If you are more up to date with this sort of language than I am, then this might be for you.

Paul

Wednesday, 21 September 2016

How to land a book deal worth millions

You know how we’re always saying that nobody gets rich through writing fiction? Well, once in a while someone does. This year, that someone is publishing sensation Chloé J. Esposito. If this is the first time you’ve heard of her, rest assured it won’t be the last. Chloé has just sold the rights to her erotic thriller trilogy, Mad, Bad, and Dangerous to Know, in a deal that’s already worth over £2million. In addition to that, Universal have bought the film rights and there’s already speculation that Jennifer Lawrence or Emma Stone might play the protagonist.
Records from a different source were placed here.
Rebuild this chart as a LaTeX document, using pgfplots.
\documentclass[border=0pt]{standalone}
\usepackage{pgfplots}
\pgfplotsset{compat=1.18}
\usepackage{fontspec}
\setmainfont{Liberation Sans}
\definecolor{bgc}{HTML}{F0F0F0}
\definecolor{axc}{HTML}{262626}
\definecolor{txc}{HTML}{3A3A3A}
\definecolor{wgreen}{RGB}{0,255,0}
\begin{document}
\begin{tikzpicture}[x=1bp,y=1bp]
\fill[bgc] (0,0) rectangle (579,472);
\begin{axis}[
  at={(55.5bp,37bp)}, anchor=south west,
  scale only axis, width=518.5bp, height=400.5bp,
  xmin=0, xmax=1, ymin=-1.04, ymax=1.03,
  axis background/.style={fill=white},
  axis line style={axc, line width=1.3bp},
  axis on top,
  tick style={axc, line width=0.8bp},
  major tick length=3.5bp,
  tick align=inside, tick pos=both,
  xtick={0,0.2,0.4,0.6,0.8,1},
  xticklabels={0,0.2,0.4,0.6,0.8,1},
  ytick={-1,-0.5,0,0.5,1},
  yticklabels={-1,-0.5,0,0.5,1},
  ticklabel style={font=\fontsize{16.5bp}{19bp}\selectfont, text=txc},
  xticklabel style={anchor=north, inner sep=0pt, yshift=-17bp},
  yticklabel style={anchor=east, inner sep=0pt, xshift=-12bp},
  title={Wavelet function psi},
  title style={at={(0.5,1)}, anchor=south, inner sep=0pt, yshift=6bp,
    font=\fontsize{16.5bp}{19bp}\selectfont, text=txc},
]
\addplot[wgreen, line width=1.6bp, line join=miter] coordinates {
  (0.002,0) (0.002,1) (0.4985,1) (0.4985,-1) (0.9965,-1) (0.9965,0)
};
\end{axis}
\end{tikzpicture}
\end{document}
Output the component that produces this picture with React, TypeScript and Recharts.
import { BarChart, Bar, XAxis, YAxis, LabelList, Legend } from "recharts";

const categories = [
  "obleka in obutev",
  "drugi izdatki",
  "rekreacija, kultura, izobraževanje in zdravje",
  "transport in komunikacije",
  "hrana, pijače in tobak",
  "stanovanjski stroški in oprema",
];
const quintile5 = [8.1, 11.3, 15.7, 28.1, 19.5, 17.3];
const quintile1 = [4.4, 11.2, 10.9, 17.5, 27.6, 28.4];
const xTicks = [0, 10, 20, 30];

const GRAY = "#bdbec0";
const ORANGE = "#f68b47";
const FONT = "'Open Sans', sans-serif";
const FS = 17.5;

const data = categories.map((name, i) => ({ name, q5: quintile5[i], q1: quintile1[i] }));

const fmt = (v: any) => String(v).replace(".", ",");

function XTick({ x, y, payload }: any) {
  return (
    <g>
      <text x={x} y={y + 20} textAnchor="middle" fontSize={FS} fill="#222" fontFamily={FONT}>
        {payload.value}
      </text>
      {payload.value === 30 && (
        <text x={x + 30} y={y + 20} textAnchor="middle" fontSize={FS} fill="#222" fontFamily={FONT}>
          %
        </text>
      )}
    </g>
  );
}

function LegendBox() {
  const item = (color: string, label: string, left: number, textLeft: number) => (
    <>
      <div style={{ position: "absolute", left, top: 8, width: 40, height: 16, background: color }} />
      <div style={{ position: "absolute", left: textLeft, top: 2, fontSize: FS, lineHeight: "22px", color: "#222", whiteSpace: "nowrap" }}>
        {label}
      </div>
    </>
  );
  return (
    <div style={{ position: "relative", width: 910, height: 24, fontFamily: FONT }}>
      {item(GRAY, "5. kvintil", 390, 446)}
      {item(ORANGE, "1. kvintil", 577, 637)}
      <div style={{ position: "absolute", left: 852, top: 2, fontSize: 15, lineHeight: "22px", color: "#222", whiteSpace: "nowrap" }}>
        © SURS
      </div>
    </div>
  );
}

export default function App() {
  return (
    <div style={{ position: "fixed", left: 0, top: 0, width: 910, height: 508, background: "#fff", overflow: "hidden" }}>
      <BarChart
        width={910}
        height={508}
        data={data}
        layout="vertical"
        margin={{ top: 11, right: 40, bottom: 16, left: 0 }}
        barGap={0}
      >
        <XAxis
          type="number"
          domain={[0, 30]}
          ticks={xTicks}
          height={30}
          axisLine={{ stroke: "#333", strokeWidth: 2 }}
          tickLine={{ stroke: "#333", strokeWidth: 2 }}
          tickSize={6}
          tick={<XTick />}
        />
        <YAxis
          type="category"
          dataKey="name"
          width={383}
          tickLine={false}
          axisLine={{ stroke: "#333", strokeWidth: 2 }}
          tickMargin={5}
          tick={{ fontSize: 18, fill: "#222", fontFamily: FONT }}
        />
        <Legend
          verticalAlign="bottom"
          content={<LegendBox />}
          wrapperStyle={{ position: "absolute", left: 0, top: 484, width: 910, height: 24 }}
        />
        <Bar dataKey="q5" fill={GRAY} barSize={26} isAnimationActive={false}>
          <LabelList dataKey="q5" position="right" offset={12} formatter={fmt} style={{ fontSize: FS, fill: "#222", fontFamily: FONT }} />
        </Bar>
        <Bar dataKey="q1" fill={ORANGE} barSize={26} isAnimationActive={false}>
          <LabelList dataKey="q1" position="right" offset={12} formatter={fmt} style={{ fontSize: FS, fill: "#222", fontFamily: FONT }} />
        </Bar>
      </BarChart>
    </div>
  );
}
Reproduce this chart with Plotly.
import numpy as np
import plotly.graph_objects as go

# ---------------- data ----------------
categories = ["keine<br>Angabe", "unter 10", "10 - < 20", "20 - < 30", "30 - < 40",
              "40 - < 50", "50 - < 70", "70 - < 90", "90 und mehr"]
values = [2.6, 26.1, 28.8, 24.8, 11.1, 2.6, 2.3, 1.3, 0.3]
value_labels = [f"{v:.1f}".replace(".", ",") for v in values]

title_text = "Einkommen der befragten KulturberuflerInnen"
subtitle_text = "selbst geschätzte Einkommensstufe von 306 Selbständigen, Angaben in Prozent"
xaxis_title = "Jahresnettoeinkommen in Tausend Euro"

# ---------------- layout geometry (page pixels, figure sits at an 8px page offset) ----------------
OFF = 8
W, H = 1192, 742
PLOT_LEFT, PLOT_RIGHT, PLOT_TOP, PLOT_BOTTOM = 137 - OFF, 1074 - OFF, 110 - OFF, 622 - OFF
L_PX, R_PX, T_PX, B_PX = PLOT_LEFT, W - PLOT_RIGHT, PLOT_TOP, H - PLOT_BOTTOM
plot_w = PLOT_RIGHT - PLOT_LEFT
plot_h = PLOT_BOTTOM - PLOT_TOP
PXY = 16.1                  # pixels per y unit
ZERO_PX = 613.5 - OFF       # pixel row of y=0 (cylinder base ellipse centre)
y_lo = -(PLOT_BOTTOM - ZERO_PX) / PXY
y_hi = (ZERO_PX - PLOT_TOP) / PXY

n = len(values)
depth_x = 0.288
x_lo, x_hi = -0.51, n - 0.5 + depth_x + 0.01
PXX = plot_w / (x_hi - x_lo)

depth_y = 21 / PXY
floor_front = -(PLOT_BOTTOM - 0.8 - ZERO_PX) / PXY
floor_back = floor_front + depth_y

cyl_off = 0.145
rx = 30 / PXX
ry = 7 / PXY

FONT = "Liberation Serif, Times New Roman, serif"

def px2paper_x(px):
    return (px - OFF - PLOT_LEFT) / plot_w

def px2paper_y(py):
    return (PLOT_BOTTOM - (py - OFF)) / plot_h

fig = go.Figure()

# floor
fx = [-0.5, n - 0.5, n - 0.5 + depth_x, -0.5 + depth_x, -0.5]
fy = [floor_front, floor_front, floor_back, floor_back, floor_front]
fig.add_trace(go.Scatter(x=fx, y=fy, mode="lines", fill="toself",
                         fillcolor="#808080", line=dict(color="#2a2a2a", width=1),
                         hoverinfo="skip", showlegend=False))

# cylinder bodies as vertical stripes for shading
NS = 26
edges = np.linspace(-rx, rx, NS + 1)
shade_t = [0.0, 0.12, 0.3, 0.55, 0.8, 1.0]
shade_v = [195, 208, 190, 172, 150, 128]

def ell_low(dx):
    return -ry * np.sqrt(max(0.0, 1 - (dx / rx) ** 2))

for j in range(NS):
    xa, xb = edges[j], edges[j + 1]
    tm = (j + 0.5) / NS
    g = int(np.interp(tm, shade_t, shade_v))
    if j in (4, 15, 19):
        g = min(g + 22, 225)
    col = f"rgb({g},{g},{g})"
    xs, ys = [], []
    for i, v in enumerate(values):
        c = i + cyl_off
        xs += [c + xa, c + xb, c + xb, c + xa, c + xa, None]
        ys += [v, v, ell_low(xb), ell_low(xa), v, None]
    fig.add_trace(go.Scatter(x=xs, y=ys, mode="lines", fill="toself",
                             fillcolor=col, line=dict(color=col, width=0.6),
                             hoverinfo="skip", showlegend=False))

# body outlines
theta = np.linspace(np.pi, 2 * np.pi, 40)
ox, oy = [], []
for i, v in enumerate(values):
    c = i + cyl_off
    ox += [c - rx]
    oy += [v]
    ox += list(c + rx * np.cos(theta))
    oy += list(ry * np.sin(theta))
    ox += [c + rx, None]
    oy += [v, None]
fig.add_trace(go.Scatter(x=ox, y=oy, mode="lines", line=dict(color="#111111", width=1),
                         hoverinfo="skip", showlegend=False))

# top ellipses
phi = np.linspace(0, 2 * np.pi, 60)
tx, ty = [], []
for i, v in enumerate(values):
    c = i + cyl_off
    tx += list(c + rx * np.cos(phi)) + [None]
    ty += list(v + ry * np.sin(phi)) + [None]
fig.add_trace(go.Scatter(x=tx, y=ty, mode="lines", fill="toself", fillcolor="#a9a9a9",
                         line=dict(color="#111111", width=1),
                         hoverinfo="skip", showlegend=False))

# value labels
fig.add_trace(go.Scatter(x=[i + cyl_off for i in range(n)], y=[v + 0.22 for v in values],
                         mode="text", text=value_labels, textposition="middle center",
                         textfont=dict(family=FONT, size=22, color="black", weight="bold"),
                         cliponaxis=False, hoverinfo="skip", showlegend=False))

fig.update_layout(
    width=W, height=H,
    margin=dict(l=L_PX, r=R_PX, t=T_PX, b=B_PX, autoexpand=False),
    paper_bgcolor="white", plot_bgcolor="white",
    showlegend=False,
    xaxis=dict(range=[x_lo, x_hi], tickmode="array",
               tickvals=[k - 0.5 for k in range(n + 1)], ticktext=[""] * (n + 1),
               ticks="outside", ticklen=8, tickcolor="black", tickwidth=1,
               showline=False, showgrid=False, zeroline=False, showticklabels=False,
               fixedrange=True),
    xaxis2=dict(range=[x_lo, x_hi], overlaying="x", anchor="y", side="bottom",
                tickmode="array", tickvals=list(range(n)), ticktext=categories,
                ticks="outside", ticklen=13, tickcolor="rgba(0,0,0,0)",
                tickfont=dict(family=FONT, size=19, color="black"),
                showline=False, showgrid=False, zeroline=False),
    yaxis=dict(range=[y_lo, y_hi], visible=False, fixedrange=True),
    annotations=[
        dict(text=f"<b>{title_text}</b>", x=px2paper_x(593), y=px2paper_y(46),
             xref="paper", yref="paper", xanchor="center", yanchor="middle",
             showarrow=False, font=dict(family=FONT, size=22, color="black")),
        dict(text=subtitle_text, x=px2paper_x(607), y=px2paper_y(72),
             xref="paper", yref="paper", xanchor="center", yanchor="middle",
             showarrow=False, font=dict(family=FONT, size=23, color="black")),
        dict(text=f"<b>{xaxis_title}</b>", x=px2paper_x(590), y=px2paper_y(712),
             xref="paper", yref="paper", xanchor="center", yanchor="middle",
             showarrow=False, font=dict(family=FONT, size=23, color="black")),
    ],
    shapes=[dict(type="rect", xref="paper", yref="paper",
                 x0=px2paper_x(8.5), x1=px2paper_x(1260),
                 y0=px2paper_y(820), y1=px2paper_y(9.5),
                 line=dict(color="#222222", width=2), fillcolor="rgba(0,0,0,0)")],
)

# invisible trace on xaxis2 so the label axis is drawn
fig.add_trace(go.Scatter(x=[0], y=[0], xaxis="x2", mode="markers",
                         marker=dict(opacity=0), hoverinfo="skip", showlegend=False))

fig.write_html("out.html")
All this and the first book won’t even be released until next summer.

So how do you land a multi-million-pound book deal? Damned if I know. But Chloé does, and she’s coming to the University to share her whirlwind experience with University of Gloucestershire students. This is an extraordinary opportunity to hear first-hand one of the most sensational stories the publishing world has known in recent years, and it’s a rare chance to meet a global superstar writer before she’s insanely famous. Chloé will be talking at Francis Close Hall Campus, in TC001, at 6:30pm on Tuesday 4th October. The event is free and everyone is welcome.
You can read more about our guest here, and don’t forget to book the date!

Friday, 16 September 2016

Welcome back


Induction Week begins on Monday and we look forward to meeting our new students of English Literature. Then on the following week, we greet our current students who are about to enter levels 5 and 6 (level 6!).

We love September and all the excitement that the new academic year brings. Whether you are freshmen or returning students, a very warm welcome to you all, and best wishes for a book-filled year ahead.